On Sunday, Husband and Bruce venture out to get my present. When they return, Bruce is sworn to secrecy. He wants to tell me so so badly. “It’s the best present ever!” I’m honestly just hoping for maybe something from Bath and Body Works or the book written by the Casey Anthony prosecutor.
Earlier in the day I was putting batteries in a toy or something and I couldn’t find my teeny tiny screwdriver bought expressly for that purpose. So I exclaim, “You know what I want?” I want my own set of tools and no one is allowed to use! That way I’ll always have a screwdriver when I need one.” Fateful words, those were...
Monday comes and Bruce wants to give me my present.

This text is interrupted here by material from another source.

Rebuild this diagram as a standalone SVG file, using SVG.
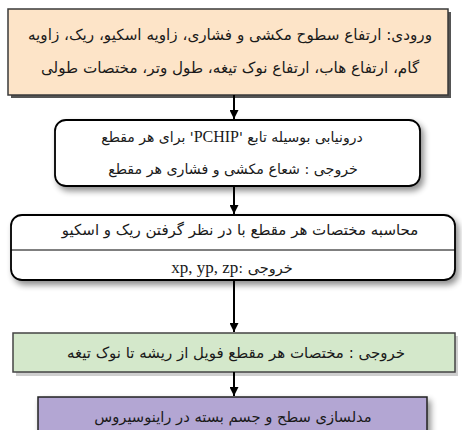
<svg xmlns="http://www.w3.org/2000/svg" width="462" height="430" viewBox="0 0 462 430">
<style>
.t{font-family:"DejaVu Sans",sans-serif;fill:#1a1a1a;text-anchor:middle}
.conn line{stroke:#000;stroke-width:2}
</style>
<defs>
<marker id="ah" viewBox="0 0 10 10" refX="10" refY="5" markerWidth="4.5" markerHeight="4.5" orient="auto" markerUnits="strokeWidth">
<path d="M0,0 L10,5 L0,10 Z" fill="#000"/>
</marker>
<filter id="soft" x="-10%" y="-20%" width="125%" height="150%">
<feGaussianBlur in="SourceAlpha" stdDeviation="3"/>
<feOffset dx="3" dy="4" result="b"/>
<feComponentTransfer><feFuncA type="linear" slope="0.45"/></feComponentTransfer>
<feMerge><feMergeNode/><feMergeNode in="SourceGraphic"/></feMerge>
</filter>
</defs>
<g id="n1">
<rect x="11" y="12" width="440" height="86" fill="#555"/>
<rect x="8" y="9" width="440" height="86" fill="#FDE4C8" stroke="#3a3a3a" stroke-width="1.5"/>
<text class="t" x="230" y="40" font-size="15.2" direction="rtl">ورودی: ارتفاع سطوح مکشی و فشاری، زاویه اسکیو، ریک، زاویه</text>
<text class="t" x="230" y="73" font-size="15.2" direction="rtl">گام، ارتفاع هاب، ارتفاع نوک تیغه، طول وتر، مختصات طولی</text>
</g>
<g id="n2">
<rect x="55" y="120" width="365" height="66" rx="11" fill="#fff" stroke="#000" stroke-width="1.8" filter="url(#soft)"/>
<text class="t" x="232" y="142" font-size="14" direction="rtl">درونیابی بوسیله تابع '<tspan font-family="Liberation Serif" font-size="16">PCHIP</tspan>' برای هر مقطع</text>
<text class="t" x="233" y="174" font-size="14.2" direction="rtl">خروجی : شعاع مکشی و فشاری هر مقطع</text>
</g>
<g id="n3">
<rect x="11" y="215" width="444" height="65" rx="11" fill="#fff" stroke="#000" stroke-width="1.8" filter="url(#soft)"/>
<line x1="11" y1="250" x2="455" y2="250" stroke="#000" stroke-width="1"/>
<text class="t" x="240" y="235" font-size="15" direction="rtl">محاسبه مختصات هر مقطع با در نظر گرفتن ریک و اسکیو</text>
<text class="t" x="232" y="273" font-size="14.5" direction="rtl">خروجی :<tspan font-family="Liberation Serif" font-size="17">xp, yp, zp</tspan></text>
</g>
<g id="n4">
<rect x="16" y="336" width="442" height="40" fill="#cfcfcf"/>
<rect x="13" y="333" width="442" height="39" fill="#D4E8CB" stroke="#444" stroke-width="1.5"/>
<text class="t" x="236" y="358" font-size="15" direction="rtl">خروجی : مختصات هر مقطع فویل از ریشه تا نوک تیغه</text>
</g>
<g id="n5">
<rect x="38" y="397" width="389" height="40" fill="#B3A6D3" stroke="#222" stroke-width="1.5" filter="url(#soft)"/>
<text class="t" x="233" y="422" font-size="14.7" direction="rtl">مدلسازی سطح و جسم بسته در راینوسیروس</text>
</g>
<g class="conn" id="connectors">
<line x1="234" y1="95" x2="234" y2="119" marker-end="url(#ah)"/>
<line x1="234" y1="186" x2="234" y2="214" marker-end="url(#ah)"/>
<line x1="234" y1="280" x2="234" y2="332" marker-end="url(#ah)"/>
<line x1="234" y1="372" x2="234" y2="396" marker-end="url(#ah)"/>
</g>
</svg>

I insist we wait until Husband comes home. Later that afternoon he lets it slip that my present came from “The Tractor Store.” In Bruce’s language that’s Lowe’s. I get a horrible feeling. What do I want from Lowe’s? The odds of David installing that water feature I’ve always wanted are next to nil and it is winter and all.
Finally the big reveal. I received my very own tool box complete with screwdrivers, tape measure, hammer, the whole bit. My reaction? “Oh it’s a tool box!” Husband asks, “Do you like it?” Me stuttering and stammering, “Oh course I do!” He even said, “You know how you’re always looking for an Allen wrench?” What the hell? Then he proudly put it on top of the washing machine and proclaimed, “This is MOM’S toolbox!”
My "own" tape measure
|Ya know the song "If I Had a Hammer"|
Well now I do! And an entire
set of Allen wrenches...
|What are these things?|
I was across at the neighbor’s later she said, “Why didn’t he call me?” And, “Was he serious?” Her husband couldn’t stop laughing and asked, “Did you want that?” I just shook my head.
It was at that point I realized that Husband either hits a grand slam home run with a gift or it’s a complete swing and a miss from him. After we first got married, our house phone broke. So for Christmas I got a phone wrapped in newspaper. I didn’t even try to hide my disdain. I should have gotten him toilet paper. “We were out of toilet paper so I got you some for Christmas. AND it’s even triple-ply!” To his defense I’ve received diamond earrings one year and a diamond and black pearl necklace another. I got a wonderful watch for mother’s day once.
Since we’ve hopefully got many more years of gift giving ahead of us, I’ll continue to work on my “present face”. Now Ima see if I can put together an actual screwdriver. Pass the OJ.